Although, she said, the management shoddily denied this recorded fact, last year, the airline faced a ban on some of its key aircraft on European Union (EU) routes for failing to maintain approved standards of airline refurbishment.

"Now again, according to reports from Brussels, the PIA is in for further trouble as the EU is all set to bar all its aircraft, except for Boeing 777s, from flying to 27 European countries after March 8 owing to maintenance concerns," she said, adding that the organisation's "careless attitude" towards maintenance was "appalling." "What right does a national flag carrier have to put people's lives at risk, or to spend without a check when losses are mounting? Who authorises Pakistan’s national colours to be dropped on aircraft tail fins that are painted at astronomical charges? Why are trained loyal pilots, crew and ground staff allowed to be treated like un-unionised sweatshop employees? And why should a ban be slapped, or even threatened, twice in a matter of six months by the EU? All this is the cause of extreme embarrassment both for the PIA and the nation that finances it," she stated.

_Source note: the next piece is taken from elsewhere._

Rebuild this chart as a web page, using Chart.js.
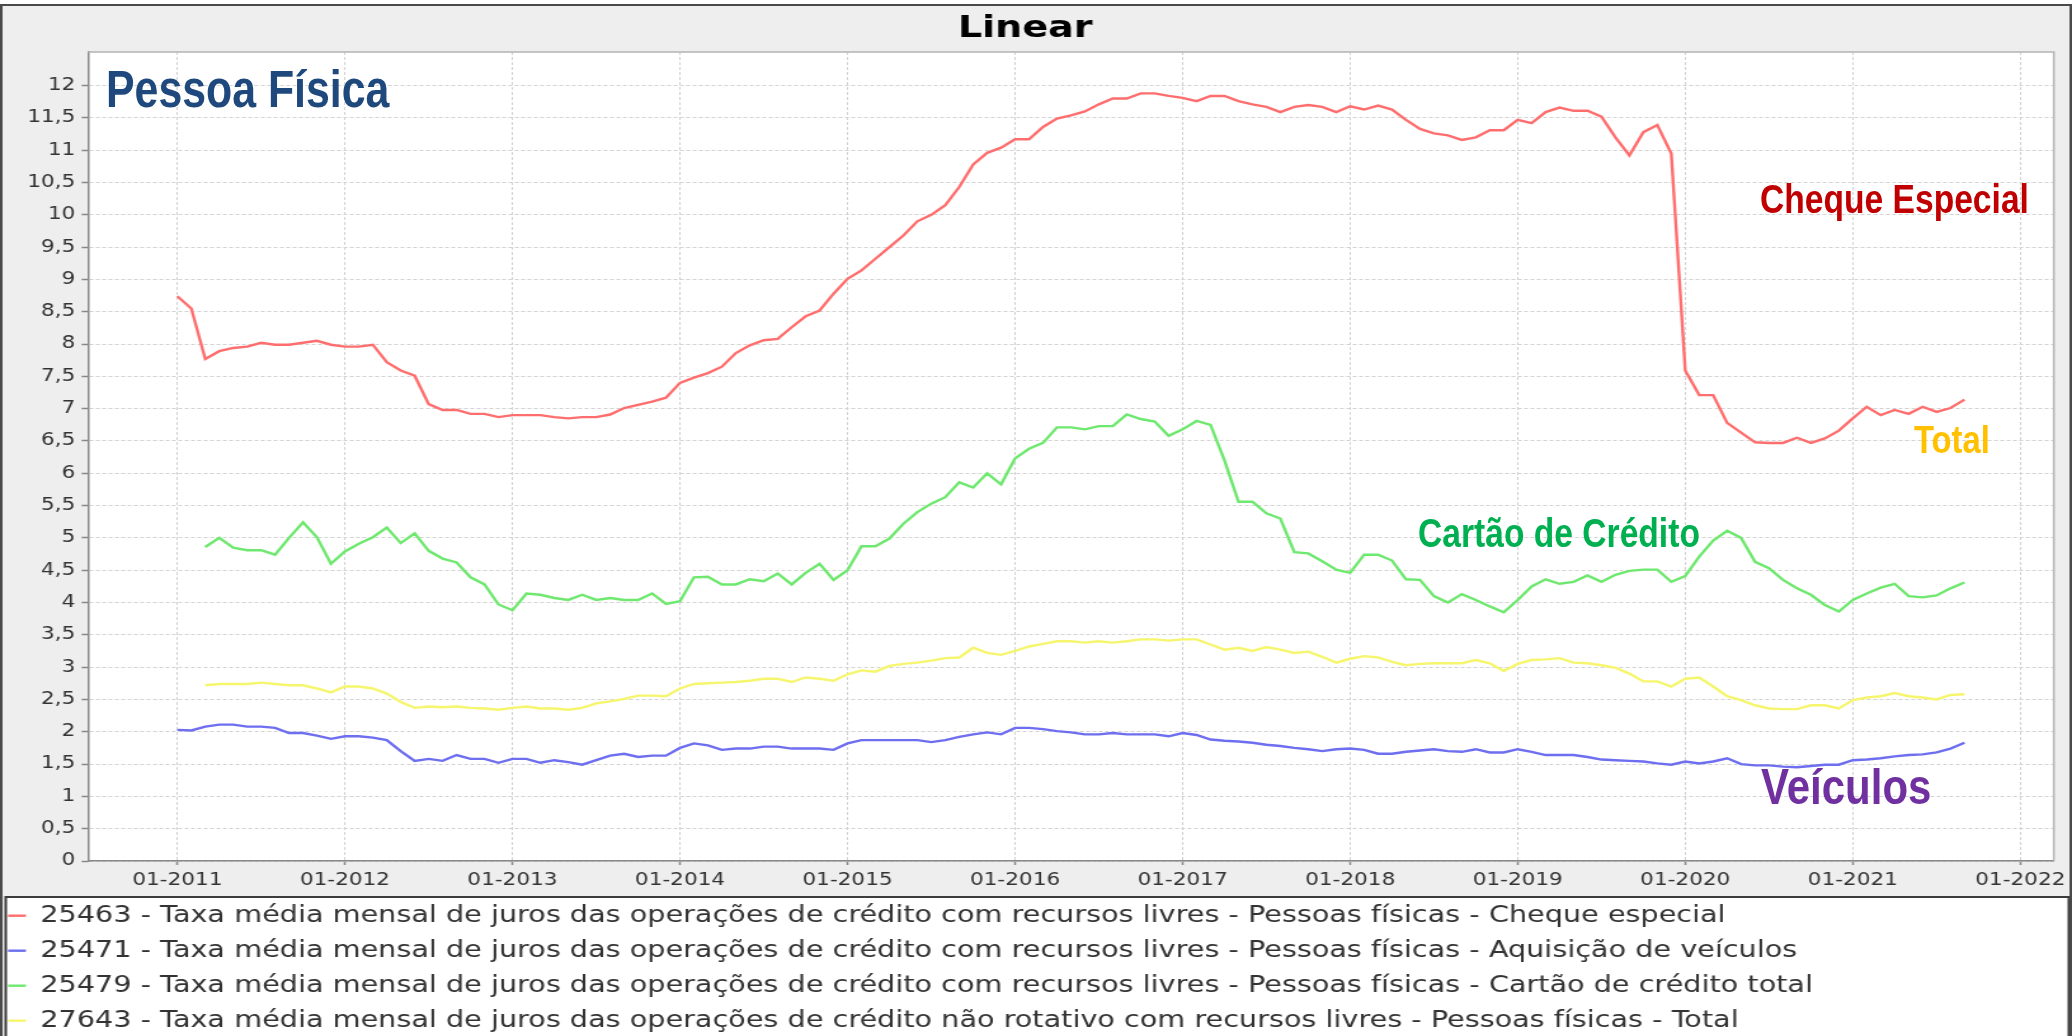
<!DOCTYPE html>
<html lang="pt-BR">
<head>
<meta charset="utf-8">
<title>Linear - Pessoa Física</title>
<script src="https://cdn.jsdelivr.net/npm/chart.js@4.4.1/dist/chart.umd.min.js"></script>
<style>
    html, body { margin: 0; padding: 0; background: #fff; overflow: hidden; }
    #wrap { position: relative; width: 2072px; height: 1036px; }
    /* o grafico original foi esticado na horizontal: desenho em 1632 px e estico para 2072 */
    #chart { display: block; width: 2072px; height: 1036px; }
    .nota { position: absolute; font-family: "Liberation Sans", Arial, sans-serif; font-weight: bold;
            line-height: 1; white-space: nowrap; transform-origin: 0 0; transform: scaleX(0.84); }
</style>
</head>
<body>
<div id="wrap">
    <canvas id="chart" width="1632" height="1036" style="width:2072px;height:1036px"></canvas>
    <div class="nota" style="left:106px;top:64px;font-size:51px;color:#1f497d">Pessoa Física</div>
    <div class="nota" style="left:1760px;top:179px;font-size:40px;color:#c00000">Cheque Especial</div>
    <div class="nota" style="left:1914px;top:420px;font-size:39px;color:#ffc000">Total</div>
    <div class="nota" style="left:1418px;top:513px;font-size:40px;color:#00b050">Cartão de Crédito</div>
    <div class="nota" style="left:1761px;top:762px;font-size:50px;color:#7030a0">Veículos</div>
</div>
<script>
// meses contados a partir de 01-2011 (0 = jan/2011)
var yearTicks = [0, 12, 24, 36, 48, 60, 72, 84, 96, 108, 120, 132];
var valueTicks = [0, 0.5, 1, 1.5, 2, 2.5, 3, 3.5, 4, 4.5, 5, 5.5, 6, 6.5, 7, 7.5, 8, 8.5, 9, 9.5, 10, 10.5, 11, 11.5, 12];

var seriesLabels = [
    '25463 - Taxa média mensal de juros das operações de crédito com recursos livres - Pessoas físicas - Cheque especial',
    '25471 - Taxa média mensal de juros das operações de crédito com recursos livres - Pessoas físicas - Aquisição de veículos',
    '25479 - Taxa média mensal de juros das operações de crédito com recursos livres - Pessoas físicas - Cartão de crédito total',
    '27643 - Taxa média mensal de juros das operações de crédito não rotativo com recursos livres - Pessoas físicas - Total'
];

// 01-2011 .. 09-2021
var chequeEspecial = [
    8.74, 8.55, 7.77, 7.89, 7.94, 7.96, 8.02, 7.99, 7.99, 8.02,
    8.05, 7.99, 7.96, 7.96, 7.99, 7.72, 7.59, 7.51, 7.07, 6.98,
    6.98, 6.92, 6.92, 6.87, 6.90, 6.90, 6.90, 6.87, 6.85, 6.87,
    6.87, 6.91, 7.01, 7.06, 7.11, 7.17, 7.40, 7.48, 7.55, 7.65,
    7.86, 7.98, 8.06, 8.08, 8.26, 8.43, 8.52, 8.78, 9.01, 9.14,
    9.32, 9.50, 9.68, 9.90, 10.00, 10.15, 10.43, 10.78, 10.96, 11.04,
    11.17, 11.17, 11.36, 11.49, 11.54, 11.60, 11.71, 11.80, 11.80, 11.88,
    11.88, 11.84, 11.81, 11.76, 11.84, 11.84, 11.76, 11.71, 11.67, 11.59,
    11.67, 11.70, 11.67, 11.59, 11.68, 11.63, 11.69, 11.63, 11.47, 11.33,
    11.26, 11.23, 11.16, 11.20, 11.31, 11.31, 11.47, 11.42, 11.59, 11.66,
    11.61, 11.61, 11.52, 11.20, 10.92, 11.28, 11.39, 10.95, 7.59, 7.21,
    7.21, 6.78, 6.63, 6.48, 6.47, 6.47, 6.55, 6.47, 6.54, 6.66,
    6.85, 7.03, 6.90, 6.98, 6.92, 7.03, 6.95, 7.01, 7.14
];

// 01-2011 .. 09-2021
var veiculos = [
    2.03, 2.02, 2.08, 2.11, 2.11, 2.08, 2.08, 2.06, 1.98, 1.98,
    1.94, 1.89, 1.93, 1.93, 1.91, 1.87, 1.70, 1.55, 1.58, 1.55,
    1.64, 1.58, 1.58, 1.52, 1.58, 1.58, 1.52, 1.56, 1.53, 1.49,
    1.56, 1.63, 1.66, 1.61, 1.63, 1.63, 1.75, 1.82, 1.79, 1.72,
    1.74, 1.74, 1.77, 1.77, 1.74, 1.74, 1.74, 1.72, 1.82, 1.87,
    1.87, 1.87, 1.87, 1.87, 1.84, 1.87, 1.92, 1.96, 1.99, 1.96,
    2.06, 2.06, 2.04, 2.01, 1.99, 1.96, 1.96, 1.98, 1.96, 1.96,
    1.96, 1.93, 1.98, 1.95, 1.88, 1.86, 1.85, 1.83, 1.80, 1.78,
    1.75, 1.73, 1.70, 1.73, 1.74, 1.72, 1.66, 1.66, 1.69, 1.71,
    1.73, 1.70, 1.69, 1.73, 1.68, 1.68, 1.73, 1.69, 1.64, 1.64,
    1.64, 1.61, 1.57, 1.56, 1.55, 1.54, 1.51, 1.49, 1.54, 1.51,
    1.54, 1.59, 1.50, 1.48, 1.48, 1.46, 1.45, 1.47, 1.49, 1.49,
    1.56, 1.57, 1.59, 1.62, 1.64, 1.65, 1.68, 1.74, 1.83
];

// 03-2011 .. 09-2021
var cartaoCredito = [
    4.86, 5.00, 4.85, 4.81, 4.81, 4.74, 5.00, 5.24,
    5.01, 4.60, 4.79, 4.91, 5.01, 5.16, 4.92, 5.07, 4.80, 4.68,
    4.62, 4.39, 4.28, 3.97, 3.88, 4.14, 4.12, 4.07, 4.04, 4.12,
    4.04, 4.07, 4.04, 4.04, 4.14, 3.98, 4.02, 4.39, 4.40, 4.28,
    4.28, 4.36, 4.33, 4.45, 4.28, 4.46, 4.60, 4.35, 4.50, 4.87,
    4.87, 4.99, 5.22, 5.40, 5.53, 5.63, 5.86, 5.78, 6.00, 5.83,
    6.23, 6.38, 6.47, 6.71, 6.71, 6.68, 6.73, 6.73, 6.91, 6.84,
    6.80, 6.58, 6.68, 6.81, 6.75, 6.20, 5.56, 5.56, 5.38, 5.30,
    4.78, 4.76, 4.64, 4.51, 4.46, 4.74, 4.74, 4.65, 4.36, 4.35,
    4.10, 4.00, 4.13, 4.04, 3.94, 3.85, 4.04, 4.25, 4.36, 4.29,
    4.32, 4.42, 4.32, 4.43, 4.49, 4.51, 4.51, 4.32, 4.41, 4.71,
    4.96, 5.11, 5.00, 4.63, 4.53, 4.35, 4.22, 4.12, 3.96, 3.86,
    4.04, 4.14, 4.23, 4.29, 4.10, 4.08, 4.11, 4.22, 4.31
];

// 03-2011 .. 09-2021
var totalNaoRotativo = [
    2.72, 2.74, 2.74, 2.74, 2.76, 2.74, 2.72, 2.72,
    2.67, 2.61, 2.70, 2.70, 2.67, 2.59, 2.46, 2.37, 2.39, 2.38,
    2.39, 2.37, 2.36, 2.34, 2.37, 2.39, 2.36, 2.36, 2.34, 2.37,
    2.44, 2.47, 2.51, 2.56, 2.56, 2.55, 2.67, 2.74, 2.75, 2.76,
    2.77, 2.79, 2.82, 2.82, 2.77, 2.84, 2.82, 2.79, 2.89, 2.95,
    2.93, 3.02, 3.05, 3.07, 3.10, 3.14, 3.15, 3.30, 3.22, 3.19,
    3.25, 3.32, 3.36, 3.40, 3.40, 3.38, 3.40, 3.38, 3.40, 3.43,
    3.43, 3.41, 3.43, 3.43, 3.35, 3.27, 3.30, 3.25, 3.31, 3.27,
    3.22, 3.24, 3.16, 3.07, 3.13, 3.17, 3.15, 3.08, 3.03, 3.05,
    3.06, 3.06, 3.06, 3.11, 3.06, 2.94, 3.05, 3.11, 3.12, 3.14,
    3.07, 3.06, 3.03, 2.99, 2.90, 2.78, 2.78, 2.70, 2.82, 2.84,
    2.70, 2.55, 2.49, 2.41, 2.36, 2.35, 2.35, 2.41, 2.41, 2.36,
    2.49, 2.53, 2.55, 2.60, 2.55, 2.53, 2.50, 2.57, 2.58
];

// mes inicial de cada serie
var seriesStart = [0, 0, 2, 2];
var seriesColors = ['#ff6e6e', '#6e6ef0', '#6ee86e', '#f6f66e'];

function toPoints(values, start) {
    return values.map(function(v, i) { return { x: start + i, y: v }; });
}

var allValues = [chequeEspecial, veiculos, cartaoCredito, totalNaoRotativo];
var datasets = allValues.map(function(values, i) {
    return {
        label: seriesLabels[i],
        data: toPoints(values, seriesStart[i]),
        borderColor: seriesColors[i],
        backgroundColor: seriesColors[i],
        borderWidth: 2.4,
        pointRadius: 0,
        tension: 0,
        fill: false
    };
});

// fundo, moldura e caixa da legenda
var moldura = {
    id: 'moldura',
    beforeDraw: function(chart) {
        var ctx = chart.ctx, a = chart.chartArea, w = chart.width, h = chart.height;
        var lg = chart.legend;
        ctx.save();
        ctx.fillStyle = '#ffffff';
        ctx.fillRect(0, 0, w, h);
        ctx.fillStyle = '#eeeeee';
        ctx.fillRect(1, 5, w - 2, h - 5);
        ctx.fillStyle = '#ffffff';
        ctx.fillRect(a.left, a.top, a.right - a.left, a.bottom - a.top);
        ctx.fillRect(4.5, lg.top + 5, w - 7, h);
        ctx.strokeStyle = '#3c3c3c';
        ctx.lineWidth = 2;
        ctx.strokeRect(4.5, lg.top + 5, w - 7, h);
        ctx.restore();
    },
    beforeDatasetsDraw: function(chart) {
        var ctx = chart.ctx, a = chart.chartArea;
        ctx.save();
        ctx.strokeStyle = '#b4b4b4';
        ctx.lineWidth = 1.5;
        ctx.beginPath();
        ctx.moveTo(a.left, a.top);
        ctx.lineTo(a.right, a.top);
        ctx.lineTo(a.right, a.bottom);
        ctx.stroke();
        ctx.restore();
    },
    afterDraw: function(chart) {
        var ctx = chart.ctx;
        ctx.save();
        ctx.strokeStyle = '#4a4a4a';
        ctx.lineWidth = 2;
        ctx.strokeRect(1, 5, chart.width - 2, chart.height - 4);
        ctx.restore();
    }
};

Chart.defaults.font.family = 'DejaVu Sans';

var gridOpts = { color: '#d2d2d2', lineWidth: 1, tickColor: '#888888', tickWidth: 1.5, tickBorderDash: [] };

new Chart(document.getElementById('chart'), {
    type: 'line',
    data: { datasets: datasets },
    options: {
        responsive: false,
        devicePixelRatio: 1,
        animation: false,
        events: [],
        // a esquerda negativa so empurra a legenda; o eixo y compensa na largura
        layout: { padding: { left: -6, right: 11, top: 0, bottom: -6 } },
        plugins: {
            title: {
                display: true,
                text: 'Linear',
                color: '#000000',
                font: { size: 30, weight: 'bold' },
                padding: { top: 11, bottom: 5 }
            },
            legend: {
                position: 'bottom',
                align: 'start',
                labels: {
                    color: '#333333',
                    font: { size: 22.6 },
                    padding: 12.4,
                    usePointStyle: true,
                    pointStyle: 'line',
                    pointStyleWidth: 14
                }
            },
            tooltip: { enabled: false }
        },
        scales: {
            x: {
                type: 'linear',
                min: -6.4,
                max: 134.4,
                afterBuildTicks: function(axis) {
                    axis.ticks = yearTicks.map(function(v) { return { value: v }; });
                },
                afterFit: function(axis) { axis.height = 31; },
                ticks: {
                    autoSkip: false,
                    maxRotation: 0,
                    padding: 5,
                    color: '#333333',
                    font: { size: 17 },
                    callback: function(value) { return '01-' + (2011 + value / 12); }
                },
                grid: Object.assign({ tickLength: 4 }, gridOpts),
                border: { color: '#888888', width: 1.5, dash: [3, 2] }
            },
            y: {
                min: 0,
                max: 12.52,
                afterBuildTicks: function(axis) {
                    axis.ticks = valueTicks.map(function(v) { return { value: v }; });
                },
                afterFit: function(axis) { axis.width = 75.3; },
                ticks: {
                    autoSkip: false,
                    padding: 5,
                    color: '#333333',
                    font: { size: 17 },
                    callback: function(value) { return String(value).replace('.', ','); }
                },
                grid: Object.assign({ tickLength: 5 }, gridOpts),
                border: { color: '#888888', width: 1.5, dash: [3, 2] }
            }
        }
    },
    plugins: [moldura]
});
</script>
</body>
</html>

Ms Rehman said the news of the EU ban led to the conclusion that both the PIA and Civil Aviation Authority (CAA) had indeed been failing miserably in maintaining safety standards.

"Other than the CAA's failings, and lack of action after the Fokker crash over the past couple of years, the PIA too is assuming a pretty notorious reputation in flight delays and cancellations. Passengers, whether travelling on domestic routes or the international ones, are subjected to extreme agony because of the growing inefficiency of the management. PIA's airfares have always matched the most competitive airlines of the world.

Yet neither passengers, nor loyal employees, or the tax-paying nation are passed on the benefits of falling oil prices, or hedges against rises, which many other airlines practiced," she added.